**TASK REQUIREMENTS:**
Only the lines from the start of the data below through the line that contains "15, 20, 25];" are to be copied, exactly and without pictures.

-------- SOURCE MATERIAL

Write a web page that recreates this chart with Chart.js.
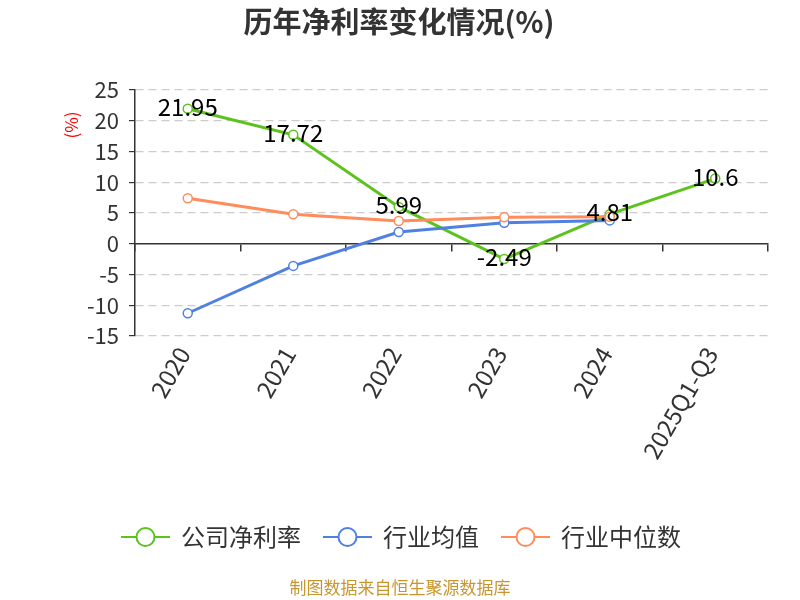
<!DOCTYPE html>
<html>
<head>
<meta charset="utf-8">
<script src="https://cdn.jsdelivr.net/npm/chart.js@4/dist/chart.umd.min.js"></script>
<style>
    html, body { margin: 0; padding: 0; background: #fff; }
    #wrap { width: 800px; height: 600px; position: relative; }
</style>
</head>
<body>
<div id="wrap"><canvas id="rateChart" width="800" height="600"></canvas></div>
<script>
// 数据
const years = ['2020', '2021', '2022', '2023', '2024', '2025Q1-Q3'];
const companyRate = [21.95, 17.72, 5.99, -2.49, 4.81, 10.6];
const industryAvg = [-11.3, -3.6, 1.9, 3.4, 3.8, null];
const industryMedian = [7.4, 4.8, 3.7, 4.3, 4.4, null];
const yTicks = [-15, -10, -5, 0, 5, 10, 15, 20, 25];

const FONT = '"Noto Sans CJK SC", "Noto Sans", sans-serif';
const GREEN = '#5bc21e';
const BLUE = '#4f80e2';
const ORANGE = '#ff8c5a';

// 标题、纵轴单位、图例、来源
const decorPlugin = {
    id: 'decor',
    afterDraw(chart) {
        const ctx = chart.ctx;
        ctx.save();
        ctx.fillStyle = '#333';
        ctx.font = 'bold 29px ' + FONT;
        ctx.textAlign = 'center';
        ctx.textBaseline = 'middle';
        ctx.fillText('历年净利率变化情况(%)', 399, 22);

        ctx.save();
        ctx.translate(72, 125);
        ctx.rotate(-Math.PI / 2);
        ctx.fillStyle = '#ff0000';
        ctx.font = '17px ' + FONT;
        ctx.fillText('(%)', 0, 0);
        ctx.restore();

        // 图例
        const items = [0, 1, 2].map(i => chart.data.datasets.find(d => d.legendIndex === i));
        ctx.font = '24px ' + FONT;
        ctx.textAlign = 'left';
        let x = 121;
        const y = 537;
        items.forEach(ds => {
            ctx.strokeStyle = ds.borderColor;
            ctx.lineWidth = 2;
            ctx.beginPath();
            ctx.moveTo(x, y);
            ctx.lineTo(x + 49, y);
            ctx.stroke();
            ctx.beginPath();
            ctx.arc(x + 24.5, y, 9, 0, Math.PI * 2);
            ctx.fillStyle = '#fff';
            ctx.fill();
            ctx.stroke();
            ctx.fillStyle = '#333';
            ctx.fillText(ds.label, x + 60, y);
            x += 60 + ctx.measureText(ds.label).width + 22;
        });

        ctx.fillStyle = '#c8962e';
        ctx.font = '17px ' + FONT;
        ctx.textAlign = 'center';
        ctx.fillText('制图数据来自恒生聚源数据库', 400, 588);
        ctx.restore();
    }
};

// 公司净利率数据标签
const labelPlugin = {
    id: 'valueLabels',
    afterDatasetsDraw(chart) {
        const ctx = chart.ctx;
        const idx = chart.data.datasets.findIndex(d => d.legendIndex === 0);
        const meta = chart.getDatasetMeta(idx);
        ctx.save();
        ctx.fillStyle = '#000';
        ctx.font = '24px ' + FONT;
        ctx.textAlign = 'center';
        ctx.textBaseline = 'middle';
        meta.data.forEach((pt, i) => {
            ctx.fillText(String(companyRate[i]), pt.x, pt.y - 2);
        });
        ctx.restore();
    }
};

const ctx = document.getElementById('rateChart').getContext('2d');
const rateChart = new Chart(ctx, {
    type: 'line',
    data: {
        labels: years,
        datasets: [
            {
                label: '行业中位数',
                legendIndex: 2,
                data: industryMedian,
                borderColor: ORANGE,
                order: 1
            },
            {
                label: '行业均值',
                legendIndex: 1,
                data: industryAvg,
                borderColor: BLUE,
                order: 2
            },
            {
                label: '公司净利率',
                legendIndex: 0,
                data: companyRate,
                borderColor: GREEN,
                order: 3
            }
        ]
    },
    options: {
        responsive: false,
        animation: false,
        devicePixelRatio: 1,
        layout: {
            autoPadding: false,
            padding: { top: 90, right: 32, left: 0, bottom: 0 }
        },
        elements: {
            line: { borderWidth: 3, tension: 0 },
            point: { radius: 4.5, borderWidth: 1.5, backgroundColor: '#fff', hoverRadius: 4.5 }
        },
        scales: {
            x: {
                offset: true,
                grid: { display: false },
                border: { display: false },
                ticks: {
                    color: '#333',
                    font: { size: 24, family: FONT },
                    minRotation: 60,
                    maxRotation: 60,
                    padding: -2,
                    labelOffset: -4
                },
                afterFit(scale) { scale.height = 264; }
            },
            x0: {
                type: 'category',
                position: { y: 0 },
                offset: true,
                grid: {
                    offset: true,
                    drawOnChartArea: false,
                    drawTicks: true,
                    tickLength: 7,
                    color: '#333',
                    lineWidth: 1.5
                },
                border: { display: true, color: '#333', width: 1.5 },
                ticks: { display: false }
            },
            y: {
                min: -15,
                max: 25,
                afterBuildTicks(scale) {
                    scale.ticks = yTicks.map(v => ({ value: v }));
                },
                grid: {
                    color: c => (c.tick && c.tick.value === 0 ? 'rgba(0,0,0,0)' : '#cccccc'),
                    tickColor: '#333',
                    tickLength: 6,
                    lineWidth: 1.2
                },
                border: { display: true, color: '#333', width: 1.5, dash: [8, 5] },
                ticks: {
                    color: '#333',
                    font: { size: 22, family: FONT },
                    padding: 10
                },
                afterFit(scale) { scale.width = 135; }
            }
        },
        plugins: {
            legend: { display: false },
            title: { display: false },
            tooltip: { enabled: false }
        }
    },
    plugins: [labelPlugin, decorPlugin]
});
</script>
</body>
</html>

----------------

**SOLUTION:**
Write a web page that recreates this chart with Chart.js.
<!DOCTYPE html>
<html>
<head>
<meta charset="utf-8">
<script src="https://cdn.jsdelivr.net/npm/chart.js@4/dist/chart.umd.min.js"></script>
<style>
    html, body { margin: 0; padding: 0; background: #fff; }
    #wrap { width: 800px; height: 600px; position: relative; }
</style>
</head>
<body>
<div id="wrap"><canvas id="rateChart" width="800" height="600"></canvas></div>
<script>
// 数据
const years = ['2020', '2021', '2022', '2023', '2024', '2025Q1-Q3'];
const companyRate = [21.95, 17.72, 5.99, -2.49, 4.81, 10.6];
const industryAvg = [-11.3, -3.6, 1.9, 3.4, 3.8, null];
const industryMedian = [7.4, 4.8, 3.7, 4.3, 4.4, null];
const yTicks = [-15, -10, -5, 0, 5, 10, 15, 20, 25];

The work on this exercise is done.